▸ DIRECTIVE
Retype only what runs from the first line of the listing to the line holding "from bokeh.resources import INLINE", both included. Do not retype the pictures.

* Begin GIVEN MATERIAL *

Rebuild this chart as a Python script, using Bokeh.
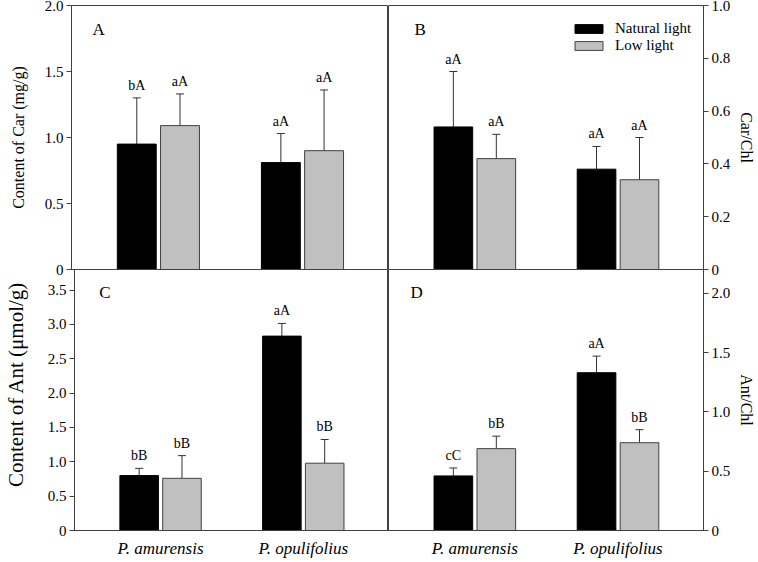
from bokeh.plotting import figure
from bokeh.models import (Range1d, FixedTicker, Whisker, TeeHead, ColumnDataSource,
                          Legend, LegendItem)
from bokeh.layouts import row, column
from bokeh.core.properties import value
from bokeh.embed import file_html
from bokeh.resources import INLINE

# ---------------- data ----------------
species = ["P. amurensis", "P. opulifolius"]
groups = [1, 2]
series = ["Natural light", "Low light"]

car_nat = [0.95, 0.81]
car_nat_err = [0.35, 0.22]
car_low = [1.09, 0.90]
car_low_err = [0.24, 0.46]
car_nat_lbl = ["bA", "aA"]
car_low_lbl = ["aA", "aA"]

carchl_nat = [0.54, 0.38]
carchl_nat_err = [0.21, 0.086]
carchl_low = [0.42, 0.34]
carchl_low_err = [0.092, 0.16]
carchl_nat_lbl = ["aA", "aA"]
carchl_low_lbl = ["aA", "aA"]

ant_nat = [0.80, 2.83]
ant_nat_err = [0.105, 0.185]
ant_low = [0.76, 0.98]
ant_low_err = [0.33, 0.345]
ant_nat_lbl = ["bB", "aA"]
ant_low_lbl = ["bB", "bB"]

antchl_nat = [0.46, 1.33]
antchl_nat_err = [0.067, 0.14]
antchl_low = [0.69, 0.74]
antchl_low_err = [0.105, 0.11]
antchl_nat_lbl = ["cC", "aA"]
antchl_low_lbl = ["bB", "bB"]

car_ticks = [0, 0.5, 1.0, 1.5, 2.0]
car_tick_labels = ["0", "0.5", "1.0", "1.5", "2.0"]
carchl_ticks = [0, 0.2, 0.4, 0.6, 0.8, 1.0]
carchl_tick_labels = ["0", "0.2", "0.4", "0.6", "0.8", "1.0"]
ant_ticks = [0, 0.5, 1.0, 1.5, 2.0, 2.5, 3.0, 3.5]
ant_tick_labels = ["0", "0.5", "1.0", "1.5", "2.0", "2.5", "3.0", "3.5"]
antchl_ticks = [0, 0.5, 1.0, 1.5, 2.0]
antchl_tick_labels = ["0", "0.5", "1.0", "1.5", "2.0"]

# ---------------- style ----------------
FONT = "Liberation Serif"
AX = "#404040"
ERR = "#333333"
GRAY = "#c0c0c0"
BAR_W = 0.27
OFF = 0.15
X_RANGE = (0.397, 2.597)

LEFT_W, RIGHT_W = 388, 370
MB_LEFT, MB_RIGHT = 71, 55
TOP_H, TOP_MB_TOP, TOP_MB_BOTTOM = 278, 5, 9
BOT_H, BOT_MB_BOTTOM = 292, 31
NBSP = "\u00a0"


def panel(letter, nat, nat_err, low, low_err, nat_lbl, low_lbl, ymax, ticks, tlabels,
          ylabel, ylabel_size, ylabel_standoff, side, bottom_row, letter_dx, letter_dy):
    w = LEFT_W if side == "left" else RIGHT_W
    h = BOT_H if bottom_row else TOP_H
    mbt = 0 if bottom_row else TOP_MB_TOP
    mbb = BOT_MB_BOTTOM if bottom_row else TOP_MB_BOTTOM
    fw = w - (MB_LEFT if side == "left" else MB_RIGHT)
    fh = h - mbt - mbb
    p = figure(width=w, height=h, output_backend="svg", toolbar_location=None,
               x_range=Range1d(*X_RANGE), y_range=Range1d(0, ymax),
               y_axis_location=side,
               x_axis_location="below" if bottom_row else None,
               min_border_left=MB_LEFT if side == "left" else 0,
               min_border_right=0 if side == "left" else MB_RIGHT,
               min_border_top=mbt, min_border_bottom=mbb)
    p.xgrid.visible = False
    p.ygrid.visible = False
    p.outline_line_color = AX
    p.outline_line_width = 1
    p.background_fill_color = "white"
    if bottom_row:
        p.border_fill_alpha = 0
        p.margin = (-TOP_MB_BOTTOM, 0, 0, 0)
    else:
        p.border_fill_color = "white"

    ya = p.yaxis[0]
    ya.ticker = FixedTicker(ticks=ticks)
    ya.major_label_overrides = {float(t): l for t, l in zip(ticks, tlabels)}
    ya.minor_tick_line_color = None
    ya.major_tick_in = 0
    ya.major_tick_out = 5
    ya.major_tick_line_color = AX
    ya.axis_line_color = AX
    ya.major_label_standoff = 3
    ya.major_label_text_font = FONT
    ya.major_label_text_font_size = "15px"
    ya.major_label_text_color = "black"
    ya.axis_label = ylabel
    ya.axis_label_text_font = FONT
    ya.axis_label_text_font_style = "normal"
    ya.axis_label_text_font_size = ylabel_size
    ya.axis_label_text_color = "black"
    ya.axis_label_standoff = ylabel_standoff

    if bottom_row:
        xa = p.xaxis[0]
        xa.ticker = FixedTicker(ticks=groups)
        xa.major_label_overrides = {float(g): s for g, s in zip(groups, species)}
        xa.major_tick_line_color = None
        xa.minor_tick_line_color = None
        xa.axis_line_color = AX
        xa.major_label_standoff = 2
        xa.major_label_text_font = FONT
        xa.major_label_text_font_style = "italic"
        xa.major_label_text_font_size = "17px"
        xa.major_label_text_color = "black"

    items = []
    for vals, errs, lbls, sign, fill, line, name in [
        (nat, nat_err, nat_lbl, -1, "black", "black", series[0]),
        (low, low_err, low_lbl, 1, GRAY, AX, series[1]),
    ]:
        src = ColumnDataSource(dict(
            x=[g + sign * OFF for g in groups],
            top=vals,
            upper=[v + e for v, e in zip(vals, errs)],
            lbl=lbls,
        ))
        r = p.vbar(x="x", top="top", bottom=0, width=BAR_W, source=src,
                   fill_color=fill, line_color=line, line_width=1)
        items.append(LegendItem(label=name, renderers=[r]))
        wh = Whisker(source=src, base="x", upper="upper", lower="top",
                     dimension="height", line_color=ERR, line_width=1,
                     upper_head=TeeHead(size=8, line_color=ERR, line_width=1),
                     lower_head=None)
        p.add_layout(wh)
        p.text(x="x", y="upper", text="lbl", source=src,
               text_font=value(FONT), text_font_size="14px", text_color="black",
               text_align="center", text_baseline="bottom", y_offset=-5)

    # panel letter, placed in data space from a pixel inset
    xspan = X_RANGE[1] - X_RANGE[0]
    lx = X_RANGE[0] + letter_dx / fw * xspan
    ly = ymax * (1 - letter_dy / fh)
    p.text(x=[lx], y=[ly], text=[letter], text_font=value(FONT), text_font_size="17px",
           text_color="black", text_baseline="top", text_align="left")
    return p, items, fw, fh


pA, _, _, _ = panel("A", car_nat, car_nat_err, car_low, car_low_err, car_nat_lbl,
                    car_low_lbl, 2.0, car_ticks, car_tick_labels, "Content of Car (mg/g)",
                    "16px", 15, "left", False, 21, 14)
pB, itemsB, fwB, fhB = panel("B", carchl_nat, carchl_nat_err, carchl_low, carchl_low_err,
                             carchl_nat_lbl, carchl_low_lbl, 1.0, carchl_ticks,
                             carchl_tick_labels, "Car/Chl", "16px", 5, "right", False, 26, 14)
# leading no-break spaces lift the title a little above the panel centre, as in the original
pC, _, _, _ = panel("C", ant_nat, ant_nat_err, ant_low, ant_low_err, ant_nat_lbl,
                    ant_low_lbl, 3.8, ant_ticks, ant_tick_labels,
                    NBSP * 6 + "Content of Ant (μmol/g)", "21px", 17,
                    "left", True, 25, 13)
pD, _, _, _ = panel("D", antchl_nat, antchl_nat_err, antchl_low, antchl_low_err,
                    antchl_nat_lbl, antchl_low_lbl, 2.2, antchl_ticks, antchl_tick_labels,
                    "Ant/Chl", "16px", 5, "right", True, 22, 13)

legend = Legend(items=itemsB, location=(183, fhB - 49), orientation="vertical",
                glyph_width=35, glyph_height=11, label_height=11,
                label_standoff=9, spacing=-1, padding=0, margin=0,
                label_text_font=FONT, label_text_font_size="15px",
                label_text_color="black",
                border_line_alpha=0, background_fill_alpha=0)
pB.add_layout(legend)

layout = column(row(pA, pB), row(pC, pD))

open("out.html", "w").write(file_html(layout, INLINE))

* End GIVEN MATERIAL *

▸ TASK ANSWER
Rebuild this chart as a Python script, using Bokeh.
from bokeh.plotting import figure
from bokeh.models import (Range1d, FixedTicker, Whisker, TeeHead, ColumnDataSource,
                          Legend, LegendItem)
from bokeh.layouts import row, column
from bokeh.core.properties import value
from bokeh.embed import file_html
from bokeh.resources import INLINE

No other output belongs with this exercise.